Task brief
Return all lines that include the string "draw".

Provided information

* Start *

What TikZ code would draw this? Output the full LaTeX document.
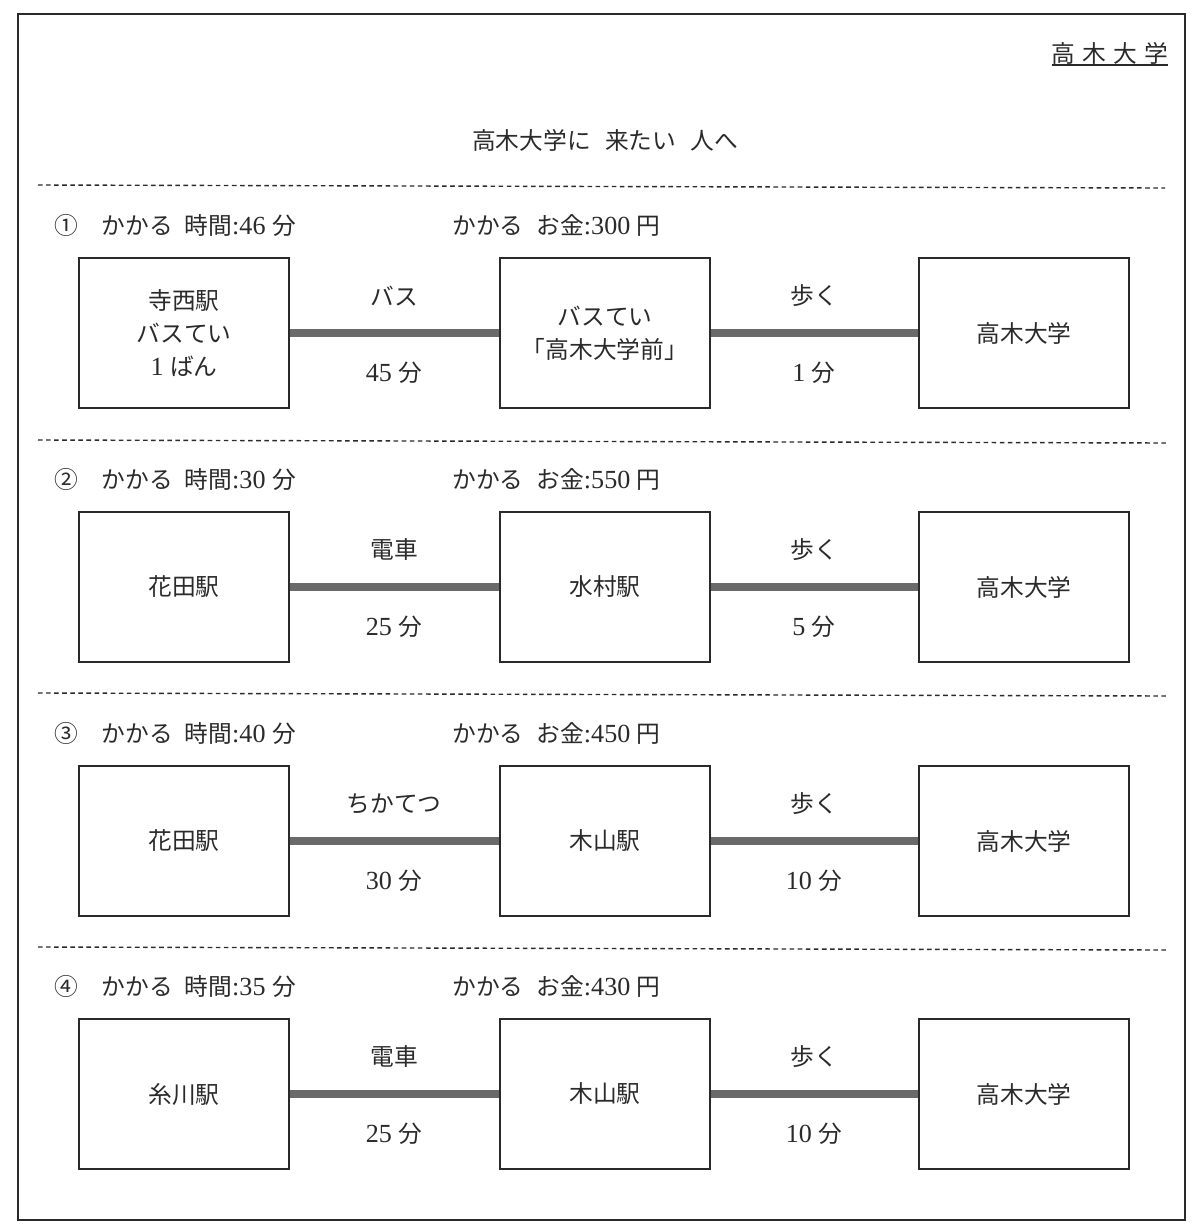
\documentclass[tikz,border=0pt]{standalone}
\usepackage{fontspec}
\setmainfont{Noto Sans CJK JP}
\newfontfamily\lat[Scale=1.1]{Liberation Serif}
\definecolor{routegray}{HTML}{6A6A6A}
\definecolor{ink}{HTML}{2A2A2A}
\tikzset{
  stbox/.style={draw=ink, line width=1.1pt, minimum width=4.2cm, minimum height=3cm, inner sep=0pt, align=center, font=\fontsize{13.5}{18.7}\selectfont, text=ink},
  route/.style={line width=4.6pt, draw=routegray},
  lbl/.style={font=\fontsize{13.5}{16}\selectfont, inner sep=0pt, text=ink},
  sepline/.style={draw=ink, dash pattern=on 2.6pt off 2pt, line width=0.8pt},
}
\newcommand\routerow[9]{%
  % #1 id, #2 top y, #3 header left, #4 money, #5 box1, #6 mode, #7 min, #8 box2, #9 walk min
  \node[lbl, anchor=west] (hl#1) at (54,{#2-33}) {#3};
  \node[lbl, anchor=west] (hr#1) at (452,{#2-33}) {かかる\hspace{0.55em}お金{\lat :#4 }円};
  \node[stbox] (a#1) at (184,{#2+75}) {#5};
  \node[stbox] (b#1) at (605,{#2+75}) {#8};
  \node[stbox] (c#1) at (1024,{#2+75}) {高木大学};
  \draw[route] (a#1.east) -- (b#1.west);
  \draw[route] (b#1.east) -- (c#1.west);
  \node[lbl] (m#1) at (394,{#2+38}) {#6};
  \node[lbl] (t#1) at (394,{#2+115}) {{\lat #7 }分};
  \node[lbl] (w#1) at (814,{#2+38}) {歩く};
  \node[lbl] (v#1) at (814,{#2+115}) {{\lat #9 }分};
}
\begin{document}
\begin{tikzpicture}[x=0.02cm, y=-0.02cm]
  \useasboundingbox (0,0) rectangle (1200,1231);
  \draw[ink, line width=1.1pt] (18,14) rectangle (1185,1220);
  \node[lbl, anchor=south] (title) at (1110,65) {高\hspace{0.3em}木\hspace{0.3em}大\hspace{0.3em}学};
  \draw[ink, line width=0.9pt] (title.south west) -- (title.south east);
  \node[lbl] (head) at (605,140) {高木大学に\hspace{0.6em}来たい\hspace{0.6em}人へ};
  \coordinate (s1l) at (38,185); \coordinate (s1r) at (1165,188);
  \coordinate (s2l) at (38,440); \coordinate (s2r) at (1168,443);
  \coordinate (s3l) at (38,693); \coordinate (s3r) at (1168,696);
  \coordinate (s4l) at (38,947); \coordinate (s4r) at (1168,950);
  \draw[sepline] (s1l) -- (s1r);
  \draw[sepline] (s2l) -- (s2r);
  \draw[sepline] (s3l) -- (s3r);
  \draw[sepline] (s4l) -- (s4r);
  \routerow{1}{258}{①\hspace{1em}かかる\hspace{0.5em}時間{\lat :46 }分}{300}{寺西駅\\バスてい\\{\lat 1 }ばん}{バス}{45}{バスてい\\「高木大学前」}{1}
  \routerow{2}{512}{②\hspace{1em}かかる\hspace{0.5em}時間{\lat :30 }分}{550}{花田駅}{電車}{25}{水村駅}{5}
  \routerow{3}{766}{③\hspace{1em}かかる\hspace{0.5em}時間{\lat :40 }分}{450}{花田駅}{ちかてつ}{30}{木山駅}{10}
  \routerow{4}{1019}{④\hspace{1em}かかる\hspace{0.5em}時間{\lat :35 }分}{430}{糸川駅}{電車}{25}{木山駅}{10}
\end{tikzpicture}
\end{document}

* End *
* Start *

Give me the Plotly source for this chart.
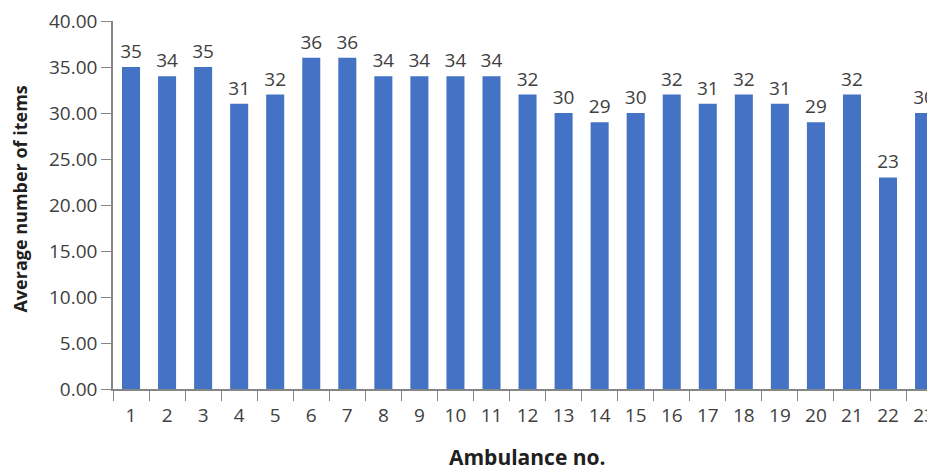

* End *

Response to this task
What TikZ code would draw this? Output the full LaTeX document.
  stbox/.style={draw=ink, line width=1.1pt, minimum width=4.2cm, minimum height=3cm, inner sep=0pt, align=center, font=\fontsize{13.5}{18.7}\selectfont, text=ink},
  route/.style={line width=4.6pt, draw=routegray},
  sepline/.style={draw=ink, dash pattern=on 2.6pt off 2pt, line width=0.8pt},
  \draw[route] (a#1.east) -- (b#1.west);
  \draw[route] (b#1.east) -- (c#1.west);
  \draw[ink, line width=1.1pt] (18,14) rectangle (1185,1220);
  \draw[ink, line width=0.9pt] (title.south west) -- (title.south east);
  \draw[sepline] (s1l) -- (s1r);
  \draw[sepline] (s2l) -- (s2r);
  \draw[sepline] (s3l) -- (s3r);
  \draw[sepline] (s4l) -- (s4r);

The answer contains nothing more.